Employers established the performance review as a means to determine equitable pay scale and advancement opportunities. A manager completed a review as recommended by a set of pre-determined guidelines to justify a pay increase. They would discuss the review with the person under review in an interview. The employee was encouraged to discuss and challenge areas of negative impact. Subsequently, upper management weighed the manager's review against the employee's challenge to assess an equitable pay raise. Thus, the performance review served more than one purpose in assessing the employee's performance and subsequently allowing upper management to assess the manager's effectiveness. In an era of industry where employees typically, had less than a high school education, this was an effective means of communication while maintaining the chain of command.
In today's service oriented market, none of this is true. Employers cannot measure work order completion against a tangible product. A subjective third party determines the employee's success or failure. Neither the manager nor the worker can challenge or justify the review. A dialogue cannot be encouraged in this setting. At best, the manager can comment on a specific statement.
A manager can monitor communication between the employee and the customer, but again, the review becomes wholly subjective. In the subsequent interview, the employee cannot challenge a negative impact review based on an objective measure. This puts the employee and manager in adversarial positions that negatively influence the workplace. The employee cannot challenge a perception and the manager cannot defend a subjective conclusion leaving an unresolved conflict on the table.

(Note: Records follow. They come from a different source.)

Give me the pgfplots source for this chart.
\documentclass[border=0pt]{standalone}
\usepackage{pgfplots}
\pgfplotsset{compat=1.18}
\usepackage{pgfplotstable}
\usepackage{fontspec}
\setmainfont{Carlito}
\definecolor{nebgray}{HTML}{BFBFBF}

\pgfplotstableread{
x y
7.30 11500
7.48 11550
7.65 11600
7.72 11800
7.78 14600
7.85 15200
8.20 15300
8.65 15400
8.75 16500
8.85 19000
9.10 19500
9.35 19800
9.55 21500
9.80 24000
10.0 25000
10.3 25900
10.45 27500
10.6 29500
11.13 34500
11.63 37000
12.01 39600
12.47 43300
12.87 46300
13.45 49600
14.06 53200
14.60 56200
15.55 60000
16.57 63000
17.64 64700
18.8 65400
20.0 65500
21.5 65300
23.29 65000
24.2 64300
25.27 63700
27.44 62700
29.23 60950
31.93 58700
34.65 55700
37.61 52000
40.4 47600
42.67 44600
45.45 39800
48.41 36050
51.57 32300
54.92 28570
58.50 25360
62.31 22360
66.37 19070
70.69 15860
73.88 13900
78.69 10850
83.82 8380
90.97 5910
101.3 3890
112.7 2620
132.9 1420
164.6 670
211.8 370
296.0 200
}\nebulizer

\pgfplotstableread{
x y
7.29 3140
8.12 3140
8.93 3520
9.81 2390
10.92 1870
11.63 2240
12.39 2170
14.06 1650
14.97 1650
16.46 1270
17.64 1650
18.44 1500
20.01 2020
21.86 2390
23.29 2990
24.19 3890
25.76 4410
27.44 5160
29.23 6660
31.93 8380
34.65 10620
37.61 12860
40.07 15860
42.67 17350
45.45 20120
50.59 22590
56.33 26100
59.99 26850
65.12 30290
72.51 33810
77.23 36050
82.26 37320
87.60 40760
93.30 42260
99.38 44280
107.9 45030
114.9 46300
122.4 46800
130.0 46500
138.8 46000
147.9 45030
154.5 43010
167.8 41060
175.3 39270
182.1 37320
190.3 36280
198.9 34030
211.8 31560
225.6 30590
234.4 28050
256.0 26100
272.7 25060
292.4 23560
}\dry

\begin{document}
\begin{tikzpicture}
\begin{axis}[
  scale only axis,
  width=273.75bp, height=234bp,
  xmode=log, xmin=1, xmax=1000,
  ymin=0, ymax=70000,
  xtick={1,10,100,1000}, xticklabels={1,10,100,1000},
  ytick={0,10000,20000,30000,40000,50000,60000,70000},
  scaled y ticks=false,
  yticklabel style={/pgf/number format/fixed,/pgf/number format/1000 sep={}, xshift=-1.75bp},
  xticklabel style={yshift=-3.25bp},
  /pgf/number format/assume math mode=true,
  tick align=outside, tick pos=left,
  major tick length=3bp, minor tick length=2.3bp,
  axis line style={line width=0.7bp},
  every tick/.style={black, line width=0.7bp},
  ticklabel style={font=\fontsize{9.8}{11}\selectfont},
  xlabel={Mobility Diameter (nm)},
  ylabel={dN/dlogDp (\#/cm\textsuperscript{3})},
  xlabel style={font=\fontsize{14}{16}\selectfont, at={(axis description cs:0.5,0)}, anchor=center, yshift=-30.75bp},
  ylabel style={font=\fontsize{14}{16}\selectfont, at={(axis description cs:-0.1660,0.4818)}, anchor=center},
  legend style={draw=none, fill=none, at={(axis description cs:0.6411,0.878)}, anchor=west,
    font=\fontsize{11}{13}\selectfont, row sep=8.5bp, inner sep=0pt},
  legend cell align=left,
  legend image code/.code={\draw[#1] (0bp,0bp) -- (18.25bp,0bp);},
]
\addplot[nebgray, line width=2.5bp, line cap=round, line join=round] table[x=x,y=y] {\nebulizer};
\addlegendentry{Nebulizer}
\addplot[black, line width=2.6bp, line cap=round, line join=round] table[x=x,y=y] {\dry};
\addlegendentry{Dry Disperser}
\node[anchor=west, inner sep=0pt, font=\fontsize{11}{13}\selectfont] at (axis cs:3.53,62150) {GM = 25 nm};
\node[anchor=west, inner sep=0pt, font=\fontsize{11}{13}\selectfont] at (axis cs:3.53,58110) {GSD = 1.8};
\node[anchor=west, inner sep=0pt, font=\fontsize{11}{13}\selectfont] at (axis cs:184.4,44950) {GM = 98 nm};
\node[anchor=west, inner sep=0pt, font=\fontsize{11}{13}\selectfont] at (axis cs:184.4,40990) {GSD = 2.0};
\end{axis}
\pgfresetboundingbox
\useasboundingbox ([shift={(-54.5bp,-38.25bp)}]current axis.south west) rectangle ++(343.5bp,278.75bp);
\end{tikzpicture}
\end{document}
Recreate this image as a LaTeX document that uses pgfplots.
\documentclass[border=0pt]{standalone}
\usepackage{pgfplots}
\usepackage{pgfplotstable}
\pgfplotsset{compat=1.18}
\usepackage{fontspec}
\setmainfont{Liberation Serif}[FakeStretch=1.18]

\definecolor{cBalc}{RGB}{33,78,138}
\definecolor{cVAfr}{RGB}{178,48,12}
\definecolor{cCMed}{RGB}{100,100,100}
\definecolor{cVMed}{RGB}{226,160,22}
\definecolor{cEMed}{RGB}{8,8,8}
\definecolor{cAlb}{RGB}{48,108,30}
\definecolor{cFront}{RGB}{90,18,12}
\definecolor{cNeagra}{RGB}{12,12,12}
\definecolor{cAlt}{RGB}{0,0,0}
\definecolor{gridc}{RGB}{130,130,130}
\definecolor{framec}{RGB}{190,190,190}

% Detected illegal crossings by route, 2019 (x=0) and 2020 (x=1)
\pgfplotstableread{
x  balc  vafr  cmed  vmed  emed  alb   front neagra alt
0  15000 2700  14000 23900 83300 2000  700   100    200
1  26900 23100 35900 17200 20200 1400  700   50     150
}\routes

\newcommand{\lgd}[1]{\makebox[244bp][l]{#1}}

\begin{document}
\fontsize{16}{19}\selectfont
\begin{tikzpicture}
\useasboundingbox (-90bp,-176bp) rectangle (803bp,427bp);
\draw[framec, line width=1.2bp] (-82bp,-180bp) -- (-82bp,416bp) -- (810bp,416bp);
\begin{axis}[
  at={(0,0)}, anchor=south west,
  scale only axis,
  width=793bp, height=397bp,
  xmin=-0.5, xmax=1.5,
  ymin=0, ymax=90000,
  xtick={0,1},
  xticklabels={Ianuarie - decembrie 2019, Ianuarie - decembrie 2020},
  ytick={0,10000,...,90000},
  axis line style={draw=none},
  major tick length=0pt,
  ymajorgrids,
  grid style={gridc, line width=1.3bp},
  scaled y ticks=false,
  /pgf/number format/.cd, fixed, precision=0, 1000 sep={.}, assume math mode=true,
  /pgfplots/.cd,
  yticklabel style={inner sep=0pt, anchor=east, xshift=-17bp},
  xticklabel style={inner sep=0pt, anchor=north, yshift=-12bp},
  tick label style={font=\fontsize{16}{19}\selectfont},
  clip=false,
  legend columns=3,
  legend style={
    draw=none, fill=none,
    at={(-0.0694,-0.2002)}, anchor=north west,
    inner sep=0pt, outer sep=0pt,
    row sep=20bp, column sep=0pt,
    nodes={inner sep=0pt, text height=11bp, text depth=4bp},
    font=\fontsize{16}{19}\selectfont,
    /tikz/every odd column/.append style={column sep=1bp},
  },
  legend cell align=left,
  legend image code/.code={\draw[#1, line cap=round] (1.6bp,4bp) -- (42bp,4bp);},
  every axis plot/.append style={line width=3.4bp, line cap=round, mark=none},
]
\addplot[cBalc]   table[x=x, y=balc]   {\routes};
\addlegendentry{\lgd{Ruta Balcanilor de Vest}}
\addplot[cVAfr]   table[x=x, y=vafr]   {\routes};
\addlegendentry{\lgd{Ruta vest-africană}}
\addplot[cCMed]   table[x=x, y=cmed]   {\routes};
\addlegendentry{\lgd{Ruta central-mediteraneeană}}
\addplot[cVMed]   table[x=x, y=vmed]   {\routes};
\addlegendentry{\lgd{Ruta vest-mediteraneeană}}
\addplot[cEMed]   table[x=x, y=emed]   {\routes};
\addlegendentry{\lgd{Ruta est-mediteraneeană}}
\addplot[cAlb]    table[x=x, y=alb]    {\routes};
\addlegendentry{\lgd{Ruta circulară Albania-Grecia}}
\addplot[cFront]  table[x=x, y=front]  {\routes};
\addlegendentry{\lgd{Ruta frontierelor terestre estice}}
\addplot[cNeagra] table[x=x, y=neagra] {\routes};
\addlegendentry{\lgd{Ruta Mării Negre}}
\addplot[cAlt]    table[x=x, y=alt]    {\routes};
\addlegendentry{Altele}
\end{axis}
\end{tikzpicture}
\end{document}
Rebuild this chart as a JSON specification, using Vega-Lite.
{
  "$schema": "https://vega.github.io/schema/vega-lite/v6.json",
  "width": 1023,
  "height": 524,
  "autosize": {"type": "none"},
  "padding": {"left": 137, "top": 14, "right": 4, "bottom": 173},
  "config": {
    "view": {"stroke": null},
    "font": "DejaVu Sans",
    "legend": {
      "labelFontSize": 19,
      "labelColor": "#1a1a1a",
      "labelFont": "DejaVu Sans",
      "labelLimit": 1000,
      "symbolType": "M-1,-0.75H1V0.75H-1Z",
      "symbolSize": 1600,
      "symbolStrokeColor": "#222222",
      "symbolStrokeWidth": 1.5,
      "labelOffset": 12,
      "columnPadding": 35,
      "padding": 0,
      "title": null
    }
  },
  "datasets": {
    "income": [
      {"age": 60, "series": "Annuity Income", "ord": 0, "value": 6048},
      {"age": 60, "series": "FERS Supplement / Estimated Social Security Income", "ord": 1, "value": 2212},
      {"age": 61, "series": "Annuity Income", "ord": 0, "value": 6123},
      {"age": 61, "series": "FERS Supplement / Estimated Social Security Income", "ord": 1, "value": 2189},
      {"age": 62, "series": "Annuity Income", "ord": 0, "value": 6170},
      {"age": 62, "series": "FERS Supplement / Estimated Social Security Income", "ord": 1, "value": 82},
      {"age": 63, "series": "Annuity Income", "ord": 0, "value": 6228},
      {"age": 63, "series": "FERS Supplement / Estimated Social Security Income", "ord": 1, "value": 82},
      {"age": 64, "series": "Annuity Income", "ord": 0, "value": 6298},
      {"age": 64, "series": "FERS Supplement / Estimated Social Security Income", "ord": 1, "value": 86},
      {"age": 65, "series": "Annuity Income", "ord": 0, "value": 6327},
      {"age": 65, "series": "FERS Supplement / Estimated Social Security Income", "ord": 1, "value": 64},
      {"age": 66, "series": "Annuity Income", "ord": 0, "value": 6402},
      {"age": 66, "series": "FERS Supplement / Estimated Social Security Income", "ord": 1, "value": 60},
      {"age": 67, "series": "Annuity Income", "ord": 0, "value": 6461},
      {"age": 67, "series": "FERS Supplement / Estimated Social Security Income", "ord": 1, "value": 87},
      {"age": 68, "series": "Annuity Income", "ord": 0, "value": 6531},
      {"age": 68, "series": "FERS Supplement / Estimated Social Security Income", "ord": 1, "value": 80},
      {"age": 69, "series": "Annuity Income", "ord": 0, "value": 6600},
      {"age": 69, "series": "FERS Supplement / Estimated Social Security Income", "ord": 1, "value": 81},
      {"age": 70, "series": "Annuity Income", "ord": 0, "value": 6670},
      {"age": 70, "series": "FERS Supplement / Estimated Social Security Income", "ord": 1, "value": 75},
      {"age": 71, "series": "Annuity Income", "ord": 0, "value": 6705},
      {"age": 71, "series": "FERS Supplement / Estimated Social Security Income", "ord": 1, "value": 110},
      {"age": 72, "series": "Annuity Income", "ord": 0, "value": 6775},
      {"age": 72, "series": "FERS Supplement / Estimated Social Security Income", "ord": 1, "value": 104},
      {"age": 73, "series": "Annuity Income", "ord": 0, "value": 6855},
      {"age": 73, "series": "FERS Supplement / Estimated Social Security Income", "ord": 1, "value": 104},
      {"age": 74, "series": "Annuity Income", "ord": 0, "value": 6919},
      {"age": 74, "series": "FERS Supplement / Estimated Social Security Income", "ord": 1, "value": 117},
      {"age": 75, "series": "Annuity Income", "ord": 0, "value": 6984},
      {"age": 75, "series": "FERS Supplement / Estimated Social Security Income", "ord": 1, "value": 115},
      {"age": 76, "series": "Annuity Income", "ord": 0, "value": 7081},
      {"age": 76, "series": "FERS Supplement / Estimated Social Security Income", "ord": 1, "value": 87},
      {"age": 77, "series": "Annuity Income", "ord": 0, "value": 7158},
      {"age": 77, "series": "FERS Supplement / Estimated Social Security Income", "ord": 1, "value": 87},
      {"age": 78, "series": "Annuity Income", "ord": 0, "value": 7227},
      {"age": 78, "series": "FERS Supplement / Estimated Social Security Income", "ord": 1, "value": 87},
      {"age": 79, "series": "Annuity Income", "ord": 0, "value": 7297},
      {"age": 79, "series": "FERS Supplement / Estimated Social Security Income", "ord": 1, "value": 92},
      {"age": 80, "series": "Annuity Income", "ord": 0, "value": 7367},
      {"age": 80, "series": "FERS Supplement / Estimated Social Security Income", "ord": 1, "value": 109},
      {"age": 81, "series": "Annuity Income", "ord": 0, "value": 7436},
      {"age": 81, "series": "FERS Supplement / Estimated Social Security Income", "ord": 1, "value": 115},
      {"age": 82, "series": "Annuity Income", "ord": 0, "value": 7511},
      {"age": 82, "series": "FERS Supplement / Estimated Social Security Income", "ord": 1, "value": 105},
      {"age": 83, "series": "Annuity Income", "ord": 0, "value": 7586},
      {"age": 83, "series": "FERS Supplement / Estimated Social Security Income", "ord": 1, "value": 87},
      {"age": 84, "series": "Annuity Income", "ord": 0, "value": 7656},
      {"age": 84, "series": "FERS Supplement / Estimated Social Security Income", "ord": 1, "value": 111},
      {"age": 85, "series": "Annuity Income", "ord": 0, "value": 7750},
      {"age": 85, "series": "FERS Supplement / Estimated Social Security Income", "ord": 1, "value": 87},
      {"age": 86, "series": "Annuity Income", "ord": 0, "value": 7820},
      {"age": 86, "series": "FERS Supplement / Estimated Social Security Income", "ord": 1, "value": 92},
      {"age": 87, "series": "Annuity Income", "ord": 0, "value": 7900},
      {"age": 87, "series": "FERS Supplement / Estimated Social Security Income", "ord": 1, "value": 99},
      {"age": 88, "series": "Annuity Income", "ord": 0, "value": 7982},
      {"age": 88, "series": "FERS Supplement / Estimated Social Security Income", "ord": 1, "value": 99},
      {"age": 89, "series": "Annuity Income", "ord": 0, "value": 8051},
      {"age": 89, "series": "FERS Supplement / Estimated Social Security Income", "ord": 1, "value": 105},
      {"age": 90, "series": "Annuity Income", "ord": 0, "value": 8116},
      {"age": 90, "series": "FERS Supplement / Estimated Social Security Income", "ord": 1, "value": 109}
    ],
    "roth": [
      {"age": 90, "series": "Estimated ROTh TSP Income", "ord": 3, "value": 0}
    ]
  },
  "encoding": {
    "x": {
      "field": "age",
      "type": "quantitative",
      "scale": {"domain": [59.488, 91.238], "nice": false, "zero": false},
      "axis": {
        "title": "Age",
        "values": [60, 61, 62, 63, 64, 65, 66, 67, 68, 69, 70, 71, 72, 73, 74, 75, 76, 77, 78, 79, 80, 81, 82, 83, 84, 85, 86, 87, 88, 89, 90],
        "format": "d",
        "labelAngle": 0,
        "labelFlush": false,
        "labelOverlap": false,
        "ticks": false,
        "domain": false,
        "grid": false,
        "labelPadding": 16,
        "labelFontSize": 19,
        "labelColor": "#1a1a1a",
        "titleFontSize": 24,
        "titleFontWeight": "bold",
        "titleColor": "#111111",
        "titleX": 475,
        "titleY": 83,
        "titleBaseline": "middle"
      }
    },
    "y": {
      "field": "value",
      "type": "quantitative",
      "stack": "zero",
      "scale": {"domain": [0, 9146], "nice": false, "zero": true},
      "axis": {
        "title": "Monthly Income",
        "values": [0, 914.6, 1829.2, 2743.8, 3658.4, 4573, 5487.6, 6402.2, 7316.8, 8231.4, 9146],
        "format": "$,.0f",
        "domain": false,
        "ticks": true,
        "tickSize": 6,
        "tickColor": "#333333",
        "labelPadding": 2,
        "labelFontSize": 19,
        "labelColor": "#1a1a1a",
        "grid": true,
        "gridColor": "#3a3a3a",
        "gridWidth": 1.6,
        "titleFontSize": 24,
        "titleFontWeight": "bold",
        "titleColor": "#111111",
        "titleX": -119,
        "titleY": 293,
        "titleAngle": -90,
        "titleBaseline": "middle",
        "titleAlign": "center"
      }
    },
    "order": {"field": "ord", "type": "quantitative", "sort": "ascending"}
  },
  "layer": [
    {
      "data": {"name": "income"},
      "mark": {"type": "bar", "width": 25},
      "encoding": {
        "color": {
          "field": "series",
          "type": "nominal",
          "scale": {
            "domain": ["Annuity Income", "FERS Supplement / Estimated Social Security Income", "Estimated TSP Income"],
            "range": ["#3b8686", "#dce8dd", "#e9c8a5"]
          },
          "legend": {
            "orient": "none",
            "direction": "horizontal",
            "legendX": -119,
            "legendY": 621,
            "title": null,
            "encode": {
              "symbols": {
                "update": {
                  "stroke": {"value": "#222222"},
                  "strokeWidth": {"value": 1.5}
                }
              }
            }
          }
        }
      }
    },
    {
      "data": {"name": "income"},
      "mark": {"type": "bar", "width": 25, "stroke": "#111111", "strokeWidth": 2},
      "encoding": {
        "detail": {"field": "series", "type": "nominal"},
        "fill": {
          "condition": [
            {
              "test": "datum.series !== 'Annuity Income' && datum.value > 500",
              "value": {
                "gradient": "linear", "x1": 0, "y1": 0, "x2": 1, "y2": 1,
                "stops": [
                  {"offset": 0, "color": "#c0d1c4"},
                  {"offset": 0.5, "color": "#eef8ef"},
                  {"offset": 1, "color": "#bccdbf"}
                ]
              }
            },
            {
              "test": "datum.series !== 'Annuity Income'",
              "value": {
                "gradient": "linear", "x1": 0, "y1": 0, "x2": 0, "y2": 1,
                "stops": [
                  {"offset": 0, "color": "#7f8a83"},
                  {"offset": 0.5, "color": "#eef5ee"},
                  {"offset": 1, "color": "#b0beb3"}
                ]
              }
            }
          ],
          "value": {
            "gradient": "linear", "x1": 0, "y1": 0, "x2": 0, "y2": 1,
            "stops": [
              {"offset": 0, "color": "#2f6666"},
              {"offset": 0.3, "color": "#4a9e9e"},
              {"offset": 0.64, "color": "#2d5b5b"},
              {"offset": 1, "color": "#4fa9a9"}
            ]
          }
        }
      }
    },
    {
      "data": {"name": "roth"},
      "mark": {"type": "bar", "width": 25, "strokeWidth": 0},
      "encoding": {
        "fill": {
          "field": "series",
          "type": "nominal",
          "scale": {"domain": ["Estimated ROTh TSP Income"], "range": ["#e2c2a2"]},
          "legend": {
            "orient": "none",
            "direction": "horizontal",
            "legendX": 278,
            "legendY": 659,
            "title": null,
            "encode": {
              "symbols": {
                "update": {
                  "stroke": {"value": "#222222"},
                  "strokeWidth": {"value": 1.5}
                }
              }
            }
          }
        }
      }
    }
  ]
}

Finally, the initial purpose of the performance review, to evaluate and justify changes in pay scale according to a set schedule, no longer applies. With the introduction of the cost-of-living raise, an employer no longer needs to evaluate performance to determine how much to pay an employee. They simply build a percentage pay increase as determined by an outside authority into the payroll. Beyond the cost-of-living standard, promotion and high merits are the only reliable guides to determine pay increase for an employee. The employee is forced into a situation where they must exceed a subjective third party standard and come to the positive attention of management at the same time. This places an unfair burden on the employee and still does not guarantee a pay increase.